Wie die Statue einer Hübschlerin aus Straßburg, der "Münsterschwalbe", erkennen lässt, warben die Frauen mit entblößter Brust um Freier. Es klingt doppeldeutig, was der Minnesänger Oswald von Wolkenstein über seine Besuche in den Konstanzer Freudenhäusern schrieb: "Denk ich an den Bodensee tut mir gleich der Beutel weh." Der Stadtrat legte die Preise für Bordellbesuche fest.

Es war nicht erst hundert Jahre später Martin Luther, der gegen diese Zustände vorging. Aus Böhmen verbreitete sich die Lehre des radikalen Theologen Jan Hus, der die Armut predigte und das Weib für ein Geschöpf des Teufels hielt. Ein solcher Fundamentalist rüttelte an den Thronen der Fürsten und Kirchenfürsten. Dass er nach Konstanz kam, um seine Lehre vor dem Konzil zu verteidigen, bezahlte er mit dem Tod auf dem Scheiterhaufen.

Anfang vom Ende des Mittelalters

Ulrich von Richental hat die Verbrennung wie überhaupt das gesamte Konzil in seiner üppig illustrierten Handschriften-Chronik festgehalten. Die Asche Hus' wurde in den Rhein gestreut, auf dass keine Reliquie übrig bleibe. Ein Stück seines Mantels hat sich offenbar dennoch erhalten. In Konstanz ist das Stück zu sehen, das 1853 in einem Colmarer Museum auftauchte.

In den Jahren nach dem Konzil erstarkte das Papsttum wieder und drängte den Konziliarismus beständig zurück. Konziliarismus ist das, was progressive Theologen meinen, wenn sie von einer Demokratisierung der Kirche sprechen: Mitsprache. So betrachtet war Konstanz anno 1414 ein erster Wendepunkt.

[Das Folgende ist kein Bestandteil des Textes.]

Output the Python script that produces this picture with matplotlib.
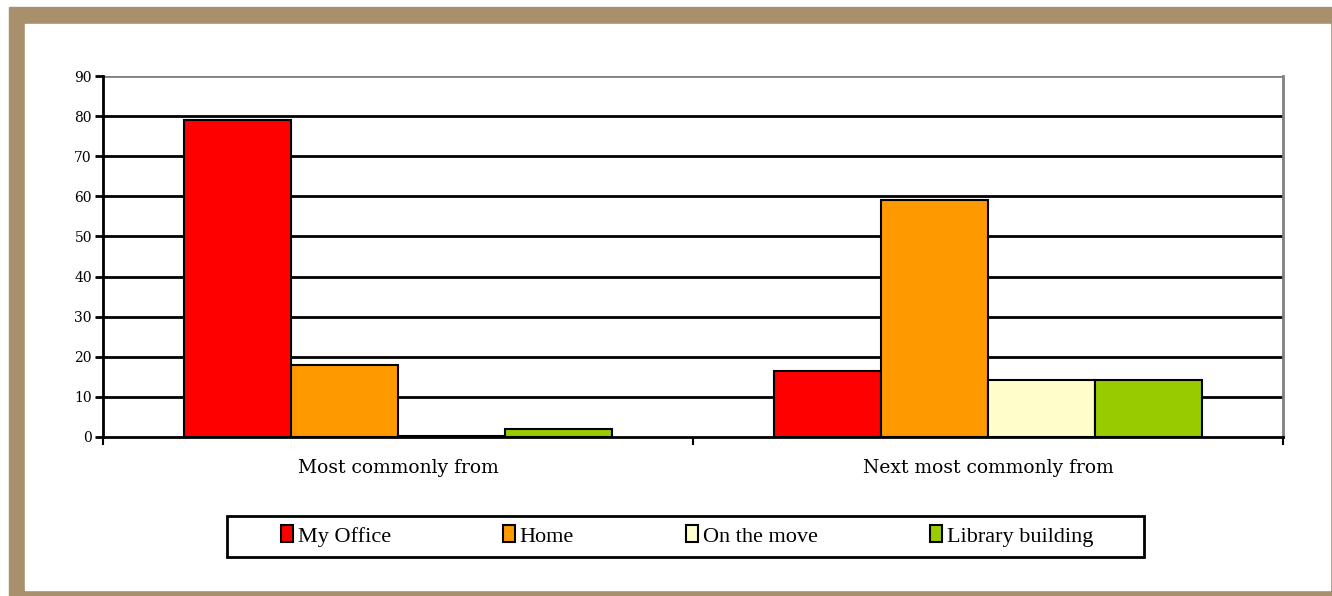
import matplotlib.pyplot as plt
import numpy as np
from matplotlib.patches import Rectangle

# Survey: where people access the service from
categories = ['Most commonly from', 'Next most commonly from']
series = ['My Office', 'Home', 'On the move', 'Library building']
my_office = [79, 16.5]
home = [18, 59]
on_the_move = [0.3, 14.2]
library = [2, 14.2]
colors = ['#FF0000', '#FF9900', '#FFFFCC', '#99CC00']
yticks = list(range(0, 91, 10))

W, H = 1332, 596
fig = plt.figure(figsize=(W / 100, H / 100), dpi=100)

# Brown frame around the chart
fig.patches.append(Rectangle((9 / W, 0), (W - 9) / W, (H - 7) / H,
                             transform=fig.transFigure, color='#A8906C', zorder=-2))
fig.patches.append(Rectangle((25 / W, 6 / H), (1330 - 25) / W, (590 - 24) / H,
                             transform=fig.transFigure, color='white', zorder=-1))

ax = fig.add_axes([103 / W, (H - 437) / H, 1180 / W, 361 / H])
ax.set_facecolor('none')

x = np.arange(len(categories))
width = 0.727 / 4
values = [my_office, home, on_the_move, library]
for i, (name, vals, c) in enumerate(zip(series, values, colors)):
    ax.bar(x + (i - 1.5) * width, vals, width, color=c, edgecolor='black',
           linewidth=1.5, label=name, zorder=3)

ax.set_xlim(-0.5, 1.5)
ax.set_ylim(0, 90)
ax.set_yticks(yticks)
ax.set_yticklabels([str(v) for v in yticks], fontfamily='DejaVu Serif',
                   fontsize=10)
for y in yticks[1:-1]:
    ax.axhline(y, color='black', lw=2, zorder=1)
ax.axhline(yticks[-1], color='#808080', lw=2, zorder=1)

ax.spines['top'].set_visible(False)
ax.spines['right'].set_color('#808080')
ax.spines['right'].set_linewidth(2)
ax.spines['left'].set_linewidth(2)
ax.spines['bottom'].set_linewidth(2)
ax.spines['bottom'].set_zorder(4)

ax.tick_params(axis='y', direction='out', length=6, width=2, pad=2)

# Category ticks sit between the groups
ax.set_xticks([-0.5, 0.5, 1.5])
ax.set_xticklabels([])
ax.tick_params(axis='x', direction='out', length=6, width=1.5)
for xi, name in zip(x, categories):
    ax.text(xi, -7.8, name, ha='center', va='center', fontsize=13.5,
            family='DejaVu Serif', transform=ax.transData)

# Legend box below the plot
fig.patches.append(Rectangle((227 / W, 1 - 557 / H), (1144 - 227) / W, 41 / H,
                             transform=fig.transFigure, facecolor='white',
                             edgecolor='black', lw=2, zorder=1))
leg = fig.legend(loc='center', bbox_to_anchor=((281 + 1093) / 2 / W, 1 - 536 / H),
                 ncol=4, frameon=False,
                 prop={'family': 'Liberation Serif', 'size': 16},
                 handlelength=0.55, handleheight=0.8, handletextpad=0.2,
                 columnspacing=5.05)
leg.set_zorder(2)

fig.savefig('out.png', dpi=100)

Wann hörte das Mittelalter auf, wann begann die Neuzeit? Der Einfachheit halber setzen die Historiker die Schwelle um das Jahr 1500 an, zwischen der Entdeckung Amerikas und der Reformation 1517. Epochemachende Umwälzungen sind aber Prozesse, die sich über eine Sattelzeit erstrecken, und der Konstanzer Ausstellung gelingt der Nachweis, dass diese Sattelzeit im frühen 15. Jahrhundert begann. Das Konzil von Konstanz war der Anfang vom Ende des Mittelalters.

Das Konstanzer Konzil. Weltereignis des Mittelalters 1414-1418. Konstanz, Konzilgebäude. Bis 21. September. Katalog 382 Seiten, 29,90 Euro. Aufsatzband 247 Seiten, 39,95 Euro.